Arriving in Albuquerque, New Mexico Territory, in 1898, Mrs. Tabytha Watson began the organization of a Baptist church with prayer meetings which included her two children, in her home. By the following year the church was named Mt. Olive Baptist and members raised $135 to purchase a lot at 510 Lead Avenue. A small white frame hall was built at the back of the lot for church services. In 1901 Rev. John B. Bell from Phoenix, Arizona Territory, was called as the pastor. Baptismal services were first performed in the Rio Grande River until a baptismal pool was built in the church. A new brick building was finished by 1909, including a pump organ which was donated for musical praise in services.

The black population of the Albuquerque area has always been small. In 1900 the total city population was 6,230 with only 226 African Americans.  Most of them were farmer workers, domestic servants, and ex-soldiers, mostly from the South, looking for better opportunities in the Southwest.  

By 1934 the church had purchased adjacent properties and built a parsonage.  The church building now had Sunday School rooms as well as dining and kitchen facilities. Early members remembered the Church’s historic Fourth of July celebrations marked by transportation to nearby parks provided by stagecoach. Despite their differing denominations, Grant Chapel AME Church in Albuquerque and Mt. Olive Baptist often shared the sponsorship of social events over the years.

Mt.
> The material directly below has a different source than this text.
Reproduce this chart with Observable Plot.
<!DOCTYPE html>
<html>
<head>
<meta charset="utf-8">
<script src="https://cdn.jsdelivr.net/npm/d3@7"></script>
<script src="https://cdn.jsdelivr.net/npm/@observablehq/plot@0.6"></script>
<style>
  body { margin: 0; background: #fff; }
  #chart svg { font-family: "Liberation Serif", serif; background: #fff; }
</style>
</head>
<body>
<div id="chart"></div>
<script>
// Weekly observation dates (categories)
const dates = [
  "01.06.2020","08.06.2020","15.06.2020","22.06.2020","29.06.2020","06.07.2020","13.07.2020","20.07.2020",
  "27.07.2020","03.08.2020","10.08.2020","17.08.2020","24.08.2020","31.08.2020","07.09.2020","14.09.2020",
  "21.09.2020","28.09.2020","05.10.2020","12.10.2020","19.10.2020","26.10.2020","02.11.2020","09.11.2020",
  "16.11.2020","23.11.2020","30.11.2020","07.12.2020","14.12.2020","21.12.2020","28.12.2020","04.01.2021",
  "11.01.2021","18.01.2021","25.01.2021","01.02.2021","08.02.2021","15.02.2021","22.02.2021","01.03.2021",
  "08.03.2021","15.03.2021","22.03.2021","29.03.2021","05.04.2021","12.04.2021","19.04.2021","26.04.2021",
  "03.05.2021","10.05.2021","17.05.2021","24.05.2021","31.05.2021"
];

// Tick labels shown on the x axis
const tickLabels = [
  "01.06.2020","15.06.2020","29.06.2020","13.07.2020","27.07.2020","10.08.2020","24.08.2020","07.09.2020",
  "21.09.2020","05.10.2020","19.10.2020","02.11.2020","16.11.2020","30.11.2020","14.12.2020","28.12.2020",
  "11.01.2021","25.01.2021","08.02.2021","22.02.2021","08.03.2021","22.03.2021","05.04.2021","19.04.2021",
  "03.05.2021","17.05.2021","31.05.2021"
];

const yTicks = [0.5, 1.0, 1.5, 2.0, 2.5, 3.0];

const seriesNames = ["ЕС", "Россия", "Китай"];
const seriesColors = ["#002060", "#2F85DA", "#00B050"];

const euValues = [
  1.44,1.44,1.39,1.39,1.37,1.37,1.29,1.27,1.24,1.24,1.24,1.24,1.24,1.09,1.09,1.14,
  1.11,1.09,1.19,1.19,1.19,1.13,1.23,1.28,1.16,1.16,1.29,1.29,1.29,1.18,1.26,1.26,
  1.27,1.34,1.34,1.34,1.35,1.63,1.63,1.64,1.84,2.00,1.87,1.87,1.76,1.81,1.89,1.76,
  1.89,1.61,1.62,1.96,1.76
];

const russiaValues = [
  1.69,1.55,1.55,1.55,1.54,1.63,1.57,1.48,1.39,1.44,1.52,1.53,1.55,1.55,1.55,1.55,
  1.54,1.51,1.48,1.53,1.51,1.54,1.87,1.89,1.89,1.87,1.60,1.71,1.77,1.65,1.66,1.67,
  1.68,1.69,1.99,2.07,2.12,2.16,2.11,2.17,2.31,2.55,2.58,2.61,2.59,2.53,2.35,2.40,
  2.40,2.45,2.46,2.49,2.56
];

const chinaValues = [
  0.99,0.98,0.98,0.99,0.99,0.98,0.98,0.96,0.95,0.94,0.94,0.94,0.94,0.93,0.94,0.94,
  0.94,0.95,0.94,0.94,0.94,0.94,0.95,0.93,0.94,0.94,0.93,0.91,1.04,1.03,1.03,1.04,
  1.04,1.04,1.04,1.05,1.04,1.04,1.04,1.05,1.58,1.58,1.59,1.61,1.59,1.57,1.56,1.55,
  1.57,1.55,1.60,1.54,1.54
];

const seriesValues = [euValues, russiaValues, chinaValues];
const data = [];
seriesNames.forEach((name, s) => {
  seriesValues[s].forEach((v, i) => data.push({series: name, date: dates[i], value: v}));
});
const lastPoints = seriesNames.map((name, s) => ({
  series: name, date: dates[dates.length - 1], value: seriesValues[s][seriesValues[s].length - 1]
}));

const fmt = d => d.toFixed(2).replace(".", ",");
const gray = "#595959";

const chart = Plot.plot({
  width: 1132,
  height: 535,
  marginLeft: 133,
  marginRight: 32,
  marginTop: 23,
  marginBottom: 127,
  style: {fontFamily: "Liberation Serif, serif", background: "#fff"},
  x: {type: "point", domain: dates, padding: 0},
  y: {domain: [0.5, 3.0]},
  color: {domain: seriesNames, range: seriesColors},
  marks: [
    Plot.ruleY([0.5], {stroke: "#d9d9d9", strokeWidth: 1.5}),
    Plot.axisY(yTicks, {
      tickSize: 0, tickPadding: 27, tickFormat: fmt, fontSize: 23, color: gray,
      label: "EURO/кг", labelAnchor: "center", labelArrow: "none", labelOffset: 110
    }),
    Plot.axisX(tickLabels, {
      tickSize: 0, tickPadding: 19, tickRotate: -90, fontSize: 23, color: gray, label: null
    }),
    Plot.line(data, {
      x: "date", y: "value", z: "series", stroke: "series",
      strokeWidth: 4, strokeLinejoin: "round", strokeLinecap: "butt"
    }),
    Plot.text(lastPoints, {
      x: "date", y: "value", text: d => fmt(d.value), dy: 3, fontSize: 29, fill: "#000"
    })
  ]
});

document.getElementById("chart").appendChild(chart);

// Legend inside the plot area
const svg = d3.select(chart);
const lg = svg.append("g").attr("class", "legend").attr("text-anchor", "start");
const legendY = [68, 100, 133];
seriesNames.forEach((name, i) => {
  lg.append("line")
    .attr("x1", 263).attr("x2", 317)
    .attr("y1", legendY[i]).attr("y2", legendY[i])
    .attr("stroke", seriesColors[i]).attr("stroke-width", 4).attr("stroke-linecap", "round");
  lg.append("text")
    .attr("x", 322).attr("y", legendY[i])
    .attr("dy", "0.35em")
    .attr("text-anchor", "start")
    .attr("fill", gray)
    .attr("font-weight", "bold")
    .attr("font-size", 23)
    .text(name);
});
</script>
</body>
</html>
Olive served the growing black community of Albuquerque over the next century.  By 2000 there were 13,854 blacks out of a total population of 448,607.  Church members experienced the early years of segregated schools and limited business and higher educational opportunities.  They also survived to see far more racial integration and social progress for local blacks.  Today Mt. Olive annually celebrates special activities on Martin Luther King Day and projects centering on February’s African American History Month.